YOUR INSTRUCTIONS -
Everything from the first line of the data through the line with "const plotL = 105, plotR" is to be echoed exactly, minus the pictures.

DATA FOR THE TASK -
——————————

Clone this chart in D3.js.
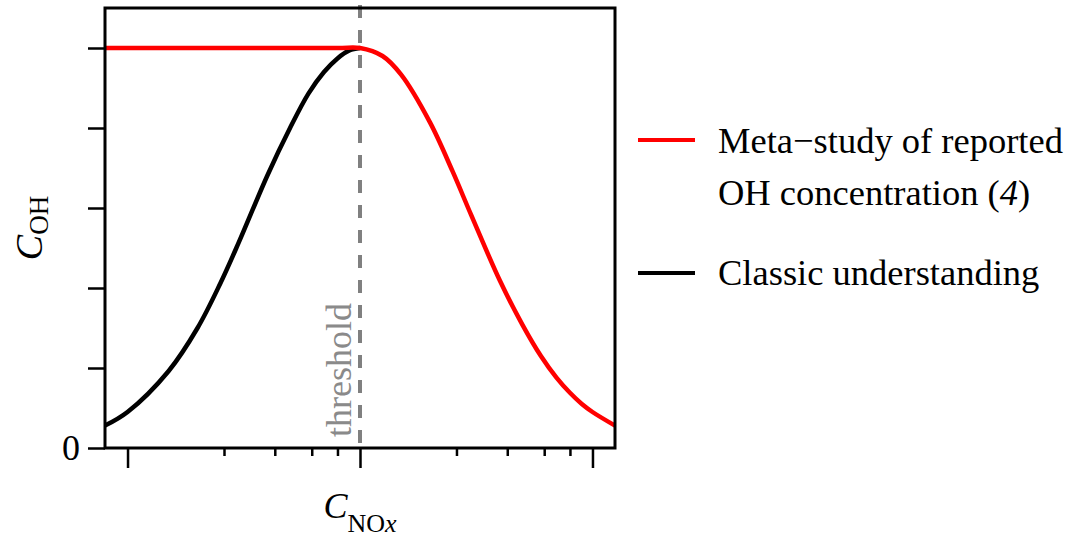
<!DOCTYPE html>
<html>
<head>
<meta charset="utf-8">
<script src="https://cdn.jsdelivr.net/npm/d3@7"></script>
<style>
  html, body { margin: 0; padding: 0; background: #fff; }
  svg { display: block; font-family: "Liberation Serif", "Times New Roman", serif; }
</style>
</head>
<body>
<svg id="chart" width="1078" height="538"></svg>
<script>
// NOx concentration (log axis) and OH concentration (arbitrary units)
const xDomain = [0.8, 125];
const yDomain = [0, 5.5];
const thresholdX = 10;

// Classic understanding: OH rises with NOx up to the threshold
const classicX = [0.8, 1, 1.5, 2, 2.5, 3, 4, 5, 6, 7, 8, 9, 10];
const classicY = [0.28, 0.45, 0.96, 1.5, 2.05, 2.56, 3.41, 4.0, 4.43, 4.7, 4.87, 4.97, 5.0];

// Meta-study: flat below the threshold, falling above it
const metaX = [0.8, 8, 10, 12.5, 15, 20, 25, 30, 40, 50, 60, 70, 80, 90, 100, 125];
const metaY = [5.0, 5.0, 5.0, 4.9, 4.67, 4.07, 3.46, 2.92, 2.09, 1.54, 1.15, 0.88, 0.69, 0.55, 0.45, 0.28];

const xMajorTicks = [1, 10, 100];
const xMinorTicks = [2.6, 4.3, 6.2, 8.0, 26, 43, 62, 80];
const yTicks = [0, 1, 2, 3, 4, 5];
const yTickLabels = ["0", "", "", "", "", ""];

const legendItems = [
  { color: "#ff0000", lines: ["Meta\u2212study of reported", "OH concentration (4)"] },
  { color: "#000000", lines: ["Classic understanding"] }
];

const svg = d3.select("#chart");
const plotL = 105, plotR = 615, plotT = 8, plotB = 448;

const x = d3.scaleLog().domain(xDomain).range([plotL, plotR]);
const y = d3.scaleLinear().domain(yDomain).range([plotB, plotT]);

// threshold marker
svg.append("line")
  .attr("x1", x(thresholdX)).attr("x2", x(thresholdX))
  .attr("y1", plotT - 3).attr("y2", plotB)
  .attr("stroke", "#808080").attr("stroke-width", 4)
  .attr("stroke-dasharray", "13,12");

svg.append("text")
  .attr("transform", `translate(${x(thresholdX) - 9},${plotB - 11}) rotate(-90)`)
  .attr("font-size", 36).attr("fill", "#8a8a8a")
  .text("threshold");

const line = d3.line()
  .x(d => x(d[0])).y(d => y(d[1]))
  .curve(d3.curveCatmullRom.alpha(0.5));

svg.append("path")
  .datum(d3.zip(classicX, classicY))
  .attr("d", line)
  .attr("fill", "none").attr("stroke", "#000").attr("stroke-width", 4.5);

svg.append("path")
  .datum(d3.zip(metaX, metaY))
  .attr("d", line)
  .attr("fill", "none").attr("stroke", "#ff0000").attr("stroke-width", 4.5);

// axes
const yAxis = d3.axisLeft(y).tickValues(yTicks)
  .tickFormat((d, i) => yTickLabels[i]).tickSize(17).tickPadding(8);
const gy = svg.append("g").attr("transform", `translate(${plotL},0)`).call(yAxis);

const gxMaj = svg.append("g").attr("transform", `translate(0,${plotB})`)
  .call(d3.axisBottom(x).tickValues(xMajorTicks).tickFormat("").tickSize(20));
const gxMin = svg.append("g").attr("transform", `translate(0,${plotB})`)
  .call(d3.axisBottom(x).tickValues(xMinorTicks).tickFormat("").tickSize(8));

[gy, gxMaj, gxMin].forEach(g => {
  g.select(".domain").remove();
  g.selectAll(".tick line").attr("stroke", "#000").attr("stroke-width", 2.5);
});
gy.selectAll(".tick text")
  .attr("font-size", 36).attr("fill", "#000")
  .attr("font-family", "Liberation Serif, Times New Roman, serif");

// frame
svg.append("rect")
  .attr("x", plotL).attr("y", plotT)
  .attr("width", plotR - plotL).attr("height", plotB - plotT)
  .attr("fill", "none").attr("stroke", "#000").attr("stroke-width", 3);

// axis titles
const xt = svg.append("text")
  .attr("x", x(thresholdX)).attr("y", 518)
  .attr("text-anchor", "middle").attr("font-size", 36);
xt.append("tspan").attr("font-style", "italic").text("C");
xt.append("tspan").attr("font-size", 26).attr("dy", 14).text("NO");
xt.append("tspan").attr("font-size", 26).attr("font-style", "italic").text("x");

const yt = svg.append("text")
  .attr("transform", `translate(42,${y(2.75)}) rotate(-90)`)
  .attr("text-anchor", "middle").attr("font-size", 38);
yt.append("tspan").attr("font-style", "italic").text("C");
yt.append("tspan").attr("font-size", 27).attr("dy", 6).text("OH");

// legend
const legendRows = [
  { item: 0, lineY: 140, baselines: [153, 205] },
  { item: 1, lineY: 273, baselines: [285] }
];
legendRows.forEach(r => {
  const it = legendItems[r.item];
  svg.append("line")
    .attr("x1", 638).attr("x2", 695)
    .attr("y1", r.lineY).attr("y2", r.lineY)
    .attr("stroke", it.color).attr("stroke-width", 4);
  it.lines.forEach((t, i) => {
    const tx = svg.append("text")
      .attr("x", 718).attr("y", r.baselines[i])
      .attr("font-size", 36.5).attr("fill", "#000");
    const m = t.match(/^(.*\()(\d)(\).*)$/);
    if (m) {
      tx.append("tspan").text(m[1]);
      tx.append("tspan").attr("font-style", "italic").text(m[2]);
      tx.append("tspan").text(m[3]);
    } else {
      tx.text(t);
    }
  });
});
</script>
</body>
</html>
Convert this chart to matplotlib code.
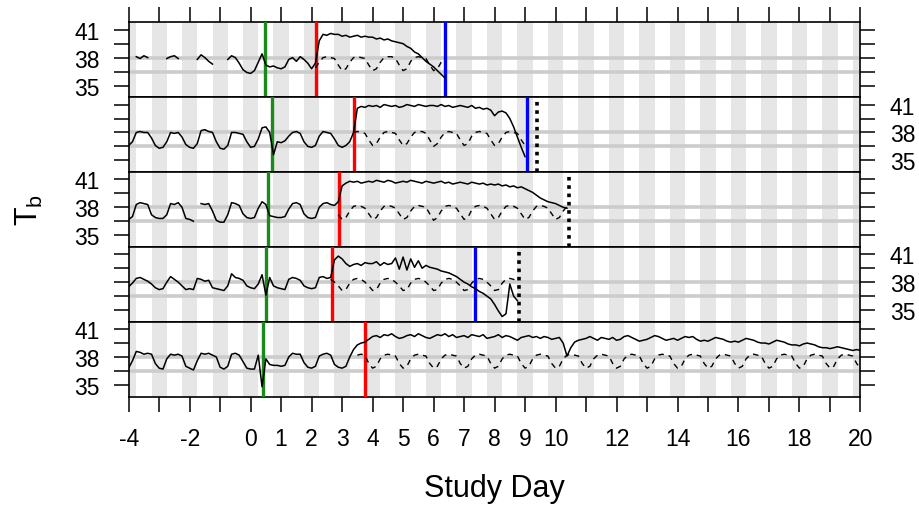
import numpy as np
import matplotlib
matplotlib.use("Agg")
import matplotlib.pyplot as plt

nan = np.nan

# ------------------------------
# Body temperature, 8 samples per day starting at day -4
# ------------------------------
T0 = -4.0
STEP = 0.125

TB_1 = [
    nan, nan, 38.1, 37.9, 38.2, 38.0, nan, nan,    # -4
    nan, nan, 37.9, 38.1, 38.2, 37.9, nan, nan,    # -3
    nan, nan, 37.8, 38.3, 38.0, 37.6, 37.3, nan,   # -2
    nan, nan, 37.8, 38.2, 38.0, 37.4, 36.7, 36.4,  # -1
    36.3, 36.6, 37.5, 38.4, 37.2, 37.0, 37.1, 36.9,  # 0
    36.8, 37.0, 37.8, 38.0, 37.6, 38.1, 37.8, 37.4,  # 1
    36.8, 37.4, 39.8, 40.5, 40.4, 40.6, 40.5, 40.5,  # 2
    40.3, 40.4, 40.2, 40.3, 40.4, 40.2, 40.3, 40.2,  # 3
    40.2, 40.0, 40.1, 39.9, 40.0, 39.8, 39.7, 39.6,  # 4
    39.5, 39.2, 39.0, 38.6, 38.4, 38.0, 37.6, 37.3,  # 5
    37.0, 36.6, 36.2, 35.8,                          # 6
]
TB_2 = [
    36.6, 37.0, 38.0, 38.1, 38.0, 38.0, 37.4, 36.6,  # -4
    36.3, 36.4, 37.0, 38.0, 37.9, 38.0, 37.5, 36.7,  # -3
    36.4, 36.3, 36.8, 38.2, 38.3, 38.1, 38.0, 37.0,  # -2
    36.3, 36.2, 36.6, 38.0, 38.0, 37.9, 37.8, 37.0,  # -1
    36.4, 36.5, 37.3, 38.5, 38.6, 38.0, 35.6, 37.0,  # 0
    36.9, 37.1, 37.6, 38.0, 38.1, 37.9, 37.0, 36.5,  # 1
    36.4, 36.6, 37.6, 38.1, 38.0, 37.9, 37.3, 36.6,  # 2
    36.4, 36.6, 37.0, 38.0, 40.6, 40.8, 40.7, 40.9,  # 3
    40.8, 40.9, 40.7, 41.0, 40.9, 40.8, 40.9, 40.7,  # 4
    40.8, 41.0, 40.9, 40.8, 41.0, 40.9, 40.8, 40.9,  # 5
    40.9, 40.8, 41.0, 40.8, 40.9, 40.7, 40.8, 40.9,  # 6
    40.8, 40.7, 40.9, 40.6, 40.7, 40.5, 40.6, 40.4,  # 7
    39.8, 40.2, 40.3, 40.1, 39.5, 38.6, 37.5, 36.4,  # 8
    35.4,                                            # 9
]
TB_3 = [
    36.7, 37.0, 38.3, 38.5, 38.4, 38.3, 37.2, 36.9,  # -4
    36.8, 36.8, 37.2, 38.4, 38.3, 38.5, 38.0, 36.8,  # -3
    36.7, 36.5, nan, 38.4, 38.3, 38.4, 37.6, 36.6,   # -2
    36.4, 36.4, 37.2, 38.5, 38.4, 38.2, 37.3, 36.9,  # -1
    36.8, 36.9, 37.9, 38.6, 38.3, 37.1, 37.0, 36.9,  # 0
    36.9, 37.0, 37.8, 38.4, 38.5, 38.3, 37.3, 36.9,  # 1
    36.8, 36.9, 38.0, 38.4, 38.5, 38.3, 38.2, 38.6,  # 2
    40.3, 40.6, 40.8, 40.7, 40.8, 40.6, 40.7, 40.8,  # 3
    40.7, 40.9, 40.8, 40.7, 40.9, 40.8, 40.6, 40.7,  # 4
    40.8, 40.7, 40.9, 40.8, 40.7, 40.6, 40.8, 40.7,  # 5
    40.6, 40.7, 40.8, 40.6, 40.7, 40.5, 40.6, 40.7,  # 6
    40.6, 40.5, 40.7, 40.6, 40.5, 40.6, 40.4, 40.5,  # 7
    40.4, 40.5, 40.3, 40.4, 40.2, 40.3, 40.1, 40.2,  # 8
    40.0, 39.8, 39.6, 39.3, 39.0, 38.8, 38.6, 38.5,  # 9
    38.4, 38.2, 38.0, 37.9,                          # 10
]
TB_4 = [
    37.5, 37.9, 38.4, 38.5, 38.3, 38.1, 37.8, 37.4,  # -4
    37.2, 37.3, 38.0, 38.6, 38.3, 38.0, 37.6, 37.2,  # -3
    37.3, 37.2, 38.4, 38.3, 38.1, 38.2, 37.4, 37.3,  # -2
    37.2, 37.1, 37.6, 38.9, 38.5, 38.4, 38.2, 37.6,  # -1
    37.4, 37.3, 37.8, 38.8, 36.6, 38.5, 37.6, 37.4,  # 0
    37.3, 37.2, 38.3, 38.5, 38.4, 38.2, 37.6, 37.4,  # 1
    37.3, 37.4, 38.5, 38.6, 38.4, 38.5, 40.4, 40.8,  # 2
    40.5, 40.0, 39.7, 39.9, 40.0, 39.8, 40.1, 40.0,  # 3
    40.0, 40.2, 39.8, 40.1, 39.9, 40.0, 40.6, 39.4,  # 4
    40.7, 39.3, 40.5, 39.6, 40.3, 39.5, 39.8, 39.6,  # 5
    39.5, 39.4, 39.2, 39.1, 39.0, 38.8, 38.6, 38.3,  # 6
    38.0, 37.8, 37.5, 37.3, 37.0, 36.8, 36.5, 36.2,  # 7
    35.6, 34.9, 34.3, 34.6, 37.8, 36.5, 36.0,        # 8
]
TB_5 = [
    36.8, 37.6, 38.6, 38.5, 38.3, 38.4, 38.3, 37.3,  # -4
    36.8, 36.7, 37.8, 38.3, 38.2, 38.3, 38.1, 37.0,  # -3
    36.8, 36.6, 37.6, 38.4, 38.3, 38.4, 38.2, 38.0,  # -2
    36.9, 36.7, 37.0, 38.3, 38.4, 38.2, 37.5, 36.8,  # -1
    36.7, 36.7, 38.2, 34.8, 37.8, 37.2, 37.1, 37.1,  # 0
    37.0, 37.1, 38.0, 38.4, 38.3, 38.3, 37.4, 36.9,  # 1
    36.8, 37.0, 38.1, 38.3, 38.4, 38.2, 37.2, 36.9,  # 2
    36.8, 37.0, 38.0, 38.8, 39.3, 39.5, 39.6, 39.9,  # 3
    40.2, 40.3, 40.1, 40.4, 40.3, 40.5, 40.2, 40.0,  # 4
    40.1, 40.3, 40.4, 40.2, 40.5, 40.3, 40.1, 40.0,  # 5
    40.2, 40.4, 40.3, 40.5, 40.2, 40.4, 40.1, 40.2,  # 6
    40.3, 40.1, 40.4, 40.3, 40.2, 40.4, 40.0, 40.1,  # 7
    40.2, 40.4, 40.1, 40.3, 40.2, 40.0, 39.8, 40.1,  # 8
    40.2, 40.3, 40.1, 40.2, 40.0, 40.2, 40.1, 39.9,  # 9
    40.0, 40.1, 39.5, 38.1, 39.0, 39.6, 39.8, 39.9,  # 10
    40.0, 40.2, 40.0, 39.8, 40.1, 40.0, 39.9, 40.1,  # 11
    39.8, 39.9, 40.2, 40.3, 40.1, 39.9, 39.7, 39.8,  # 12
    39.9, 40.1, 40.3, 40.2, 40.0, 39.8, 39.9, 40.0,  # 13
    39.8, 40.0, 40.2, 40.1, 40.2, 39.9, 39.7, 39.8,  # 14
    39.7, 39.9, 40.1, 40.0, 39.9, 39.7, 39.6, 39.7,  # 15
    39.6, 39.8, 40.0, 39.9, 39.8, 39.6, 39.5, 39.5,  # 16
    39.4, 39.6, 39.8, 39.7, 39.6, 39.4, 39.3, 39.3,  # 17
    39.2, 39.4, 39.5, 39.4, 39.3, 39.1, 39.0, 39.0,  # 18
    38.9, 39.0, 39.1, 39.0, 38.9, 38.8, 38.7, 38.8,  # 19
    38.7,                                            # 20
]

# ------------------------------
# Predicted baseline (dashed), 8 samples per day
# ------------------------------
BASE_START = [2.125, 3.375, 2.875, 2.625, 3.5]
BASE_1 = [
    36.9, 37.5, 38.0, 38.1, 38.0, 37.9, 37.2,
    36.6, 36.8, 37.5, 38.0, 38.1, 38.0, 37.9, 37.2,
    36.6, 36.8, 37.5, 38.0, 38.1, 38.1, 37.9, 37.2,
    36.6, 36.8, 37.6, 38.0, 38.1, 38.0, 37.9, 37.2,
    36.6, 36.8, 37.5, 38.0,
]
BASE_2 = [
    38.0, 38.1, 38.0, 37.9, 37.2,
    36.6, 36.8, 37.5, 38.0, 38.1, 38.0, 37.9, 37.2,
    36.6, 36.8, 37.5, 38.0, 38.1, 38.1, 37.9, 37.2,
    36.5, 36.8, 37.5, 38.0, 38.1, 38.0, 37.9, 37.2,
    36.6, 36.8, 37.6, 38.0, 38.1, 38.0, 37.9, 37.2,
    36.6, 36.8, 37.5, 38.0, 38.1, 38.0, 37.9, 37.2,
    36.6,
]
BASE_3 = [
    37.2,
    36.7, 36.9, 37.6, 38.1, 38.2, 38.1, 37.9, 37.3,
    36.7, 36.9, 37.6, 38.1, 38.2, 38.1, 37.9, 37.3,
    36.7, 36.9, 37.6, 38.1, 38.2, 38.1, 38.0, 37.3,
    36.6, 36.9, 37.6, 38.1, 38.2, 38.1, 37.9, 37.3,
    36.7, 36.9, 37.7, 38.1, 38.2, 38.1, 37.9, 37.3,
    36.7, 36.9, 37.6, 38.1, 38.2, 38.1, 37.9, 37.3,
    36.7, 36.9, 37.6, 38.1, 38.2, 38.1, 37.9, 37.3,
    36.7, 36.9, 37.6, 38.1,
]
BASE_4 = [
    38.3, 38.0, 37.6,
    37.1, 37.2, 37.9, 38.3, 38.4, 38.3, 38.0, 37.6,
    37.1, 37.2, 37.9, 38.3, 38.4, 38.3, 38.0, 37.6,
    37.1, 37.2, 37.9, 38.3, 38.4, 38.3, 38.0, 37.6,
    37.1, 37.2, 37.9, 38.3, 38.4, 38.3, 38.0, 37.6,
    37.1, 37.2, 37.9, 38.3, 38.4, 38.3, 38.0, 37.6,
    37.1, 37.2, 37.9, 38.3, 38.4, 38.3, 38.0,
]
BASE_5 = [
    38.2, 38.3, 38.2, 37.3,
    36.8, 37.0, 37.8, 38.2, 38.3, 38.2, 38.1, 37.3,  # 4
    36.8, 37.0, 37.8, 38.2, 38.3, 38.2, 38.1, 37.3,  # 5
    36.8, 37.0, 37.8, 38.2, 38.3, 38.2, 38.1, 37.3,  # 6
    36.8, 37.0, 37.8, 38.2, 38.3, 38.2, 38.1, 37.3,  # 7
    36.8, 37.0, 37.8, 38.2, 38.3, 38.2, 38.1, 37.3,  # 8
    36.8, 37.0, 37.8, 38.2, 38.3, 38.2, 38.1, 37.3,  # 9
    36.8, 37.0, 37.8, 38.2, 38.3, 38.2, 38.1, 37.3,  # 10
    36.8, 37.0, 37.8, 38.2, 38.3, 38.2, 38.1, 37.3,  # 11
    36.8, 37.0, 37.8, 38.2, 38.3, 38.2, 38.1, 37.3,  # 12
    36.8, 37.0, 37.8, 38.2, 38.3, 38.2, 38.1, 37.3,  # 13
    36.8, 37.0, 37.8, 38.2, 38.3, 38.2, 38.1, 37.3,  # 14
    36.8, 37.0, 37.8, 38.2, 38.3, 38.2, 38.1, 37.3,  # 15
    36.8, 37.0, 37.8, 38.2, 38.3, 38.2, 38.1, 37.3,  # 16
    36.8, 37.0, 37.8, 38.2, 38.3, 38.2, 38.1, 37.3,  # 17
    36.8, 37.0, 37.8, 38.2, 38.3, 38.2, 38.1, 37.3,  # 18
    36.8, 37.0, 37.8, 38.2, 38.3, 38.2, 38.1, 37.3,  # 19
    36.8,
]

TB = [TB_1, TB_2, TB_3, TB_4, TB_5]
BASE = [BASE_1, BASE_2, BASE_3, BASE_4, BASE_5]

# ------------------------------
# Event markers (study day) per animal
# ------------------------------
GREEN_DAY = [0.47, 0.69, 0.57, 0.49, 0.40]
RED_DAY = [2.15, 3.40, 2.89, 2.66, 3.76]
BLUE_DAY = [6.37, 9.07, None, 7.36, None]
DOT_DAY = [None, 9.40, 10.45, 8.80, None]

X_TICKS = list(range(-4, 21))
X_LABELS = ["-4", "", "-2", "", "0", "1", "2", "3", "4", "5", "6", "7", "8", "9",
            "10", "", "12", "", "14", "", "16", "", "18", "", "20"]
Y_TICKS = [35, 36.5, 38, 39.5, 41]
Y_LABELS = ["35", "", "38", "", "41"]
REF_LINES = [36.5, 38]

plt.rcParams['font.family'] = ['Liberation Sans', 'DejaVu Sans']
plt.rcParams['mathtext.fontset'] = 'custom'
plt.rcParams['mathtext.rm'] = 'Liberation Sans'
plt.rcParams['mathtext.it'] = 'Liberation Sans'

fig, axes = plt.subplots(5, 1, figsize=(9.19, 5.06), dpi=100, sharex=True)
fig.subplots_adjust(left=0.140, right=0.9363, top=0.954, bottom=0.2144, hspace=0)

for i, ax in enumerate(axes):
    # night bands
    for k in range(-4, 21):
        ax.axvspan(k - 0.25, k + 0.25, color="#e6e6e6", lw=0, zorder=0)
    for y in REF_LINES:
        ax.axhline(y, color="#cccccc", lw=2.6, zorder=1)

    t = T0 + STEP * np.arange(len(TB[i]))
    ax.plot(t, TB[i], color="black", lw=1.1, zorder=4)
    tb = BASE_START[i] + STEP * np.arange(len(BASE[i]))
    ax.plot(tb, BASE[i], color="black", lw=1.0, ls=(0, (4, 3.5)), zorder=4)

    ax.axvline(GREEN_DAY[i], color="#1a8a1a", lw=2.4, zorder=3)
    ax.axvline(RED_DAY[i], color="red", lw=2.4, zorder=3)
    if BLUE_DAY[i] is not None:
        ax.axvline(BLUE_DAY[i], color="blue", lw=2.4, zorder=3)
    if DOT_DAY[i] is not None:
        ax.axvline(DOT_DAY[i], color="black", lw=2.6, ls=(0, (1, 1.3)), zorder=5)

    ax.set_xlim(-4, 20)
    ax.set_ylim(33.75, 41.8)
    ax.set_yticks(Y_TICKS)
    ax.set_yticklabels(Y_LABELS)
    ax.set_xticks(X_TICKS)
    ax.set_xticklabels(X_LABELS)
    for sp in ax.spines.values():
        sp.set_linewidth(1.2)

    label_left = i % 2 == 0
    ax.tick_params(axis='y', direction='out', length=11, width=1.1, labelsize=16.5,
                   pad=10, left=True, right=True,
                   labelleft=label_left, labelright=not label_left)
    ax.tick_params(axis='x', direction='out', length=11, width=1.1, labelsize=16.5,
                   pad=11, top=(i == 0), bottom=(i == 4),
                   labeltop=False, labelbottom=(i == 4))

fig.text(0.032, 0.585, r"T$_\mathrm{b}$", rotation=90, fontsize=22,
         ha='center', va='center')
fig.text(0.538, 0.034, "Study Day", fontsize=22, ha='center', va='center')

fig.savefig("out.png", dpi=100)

——————————

SOLUTION TO THIS TASK -
Clone this chart in D3.js.
<!DOCTYPE html>
<html>
<head>
<meta charset="utf-8">
<script src="https://cdn.jsdelivr.net/npm/d3@7"></script>
<style>
  html, body { margin: 0; padding: 0; background: #fff; }
  svg { display: block; font-family: "Liberation Serif", "Times New Roman", serif; }
</style>
</head>
<body>
<svg id="chart" width="1078" height="538"></svg>
<script>
// NOx concentration (log axis) and OH concentration (arbitrary units)
const xDomain = [0.8, 125];
const yDomain = [0, 5.5];
const thresholdX = 10;

// Classic understanding: OH rises with NOx up to the threshold
const classicX = [0.8, 1, 1.5, 2, 2.5, 3, 4, 5, 6, 7, 8, 9, 10];
const classicY = [0.28, 0.45, 0.96, 1.5, 2.05, 2.56, 3.41, 4.0, 4.43, 4.7, 4.87, 4.97, 5.0];

// Meta-study: flat below the threshold, falling above it
const metaX = [0.8, 8, 10, 12.5, 15, 20, 25, 30, 40, 50, 60, 70, 80, 90, 100, 125];
const metaY = [5.0, 5.0, 5.0, 4.9, 4.67, 4.07, 3.46, 2.92, 2.09, 1.54, 1.15, 0.88, 0.69, 0.55, 0.45, 0.28];

const xMajorTicks = [1, 10, 100];
const xMinorTicks = [2.6, 4.3, 6.2, 8.0, 26, 43, 62, 80];
const yTicks = [0, 1, 2, 3, 4, 5];
const yTickLabels = ["0", "", "", "", "", ""];

const legendItems = [
  { color: "#ff0000", lines: ["Meta\u2212study of reported", "OH concentration (4)"] },
  { color: "#000000", lines: ["Classic understanding"] }
];

const svg = d3.select("#chart");
const plotL = 105, plotR = 615, plotT = 8, plotB = 448;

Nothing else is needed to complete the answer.